The less awesome news is that I'm pretty sure it's related to the number of accessions. This doesn't make a whole lot of sense given that, from the docs
Increasing retmax allows more of the retrieved UIDs to be included in the XML output, up to a maximum of 100,000 records.
and retmax == 10**9 for our queries (in my case, n==6000). But, it's reproducible.
Shouldn't hard to fix, I'll patch it and submit a PR for your thoughts. Thanks for looking at this, and sorry for the confusion!
Has there been any solution to this? Entrez (efetch/epost) won't accept accession.version, but most of their results are given as an accession. Otherwise, is there a way to replace thousands of accession.version with GI numbers?

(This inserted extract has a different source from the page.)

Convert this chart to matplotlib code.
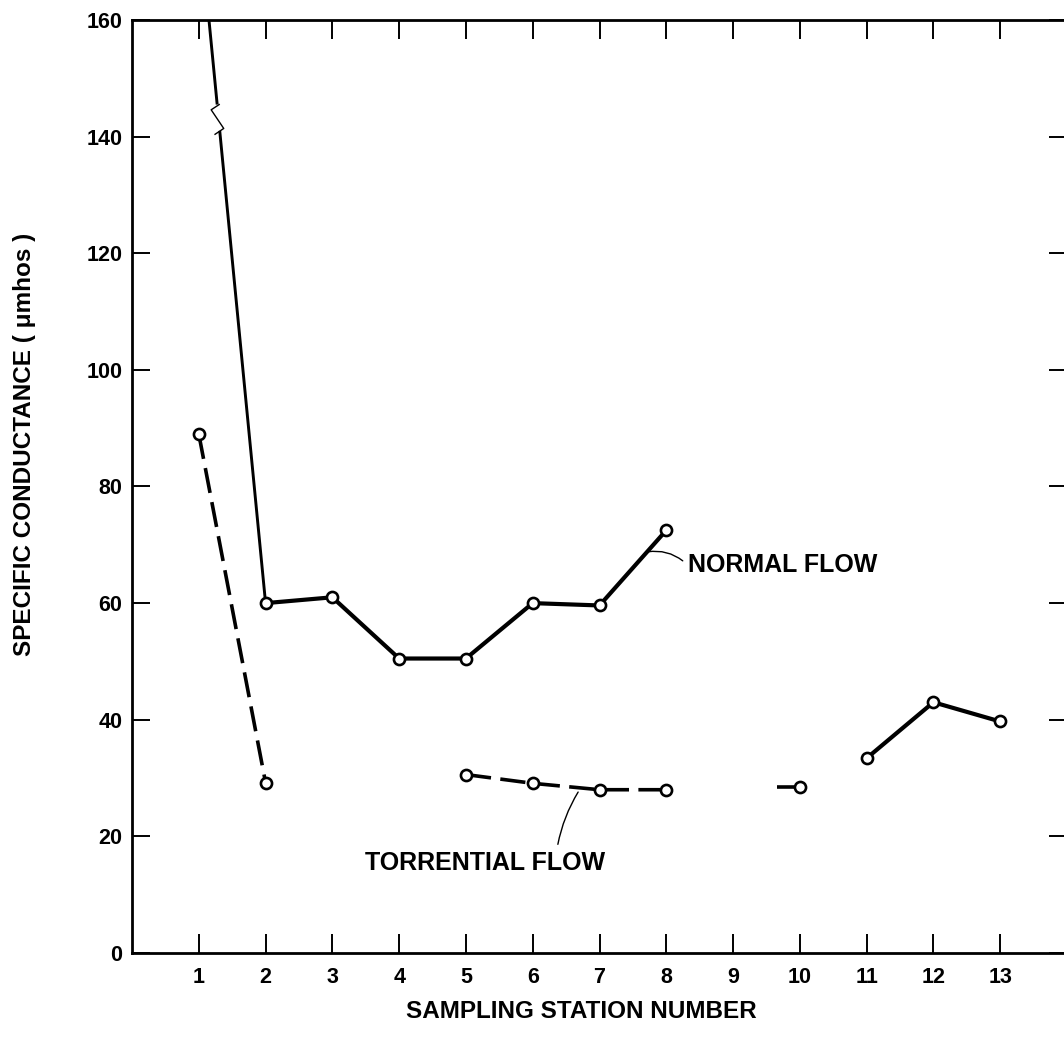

After upgrading to biopython 1.68
pip install biopython --upgrade
Successfully installed biopython-1.68
--update_citations is working again for me. I don't know if the underlying bug is actually resolved however,
@trvrb --update_citations stopped working? It seems like biopython 1.68 was released in August 2016 (http://biopython.org/wiki/Download) so I don't think the underlying problem is fixed. I wonder why it wasn't working.
According to this comment (https://ncbiinsights.ncbi.nlm.nih.gov/2016/07/15/ncbi-is-phasing-out-sequence-gis-heres-what-you-need-to-know/comment-page-1/#comment-35754) they are supposed to blog about it when they do finally change things.
Oh. This was entirely me then. Thanks for the update.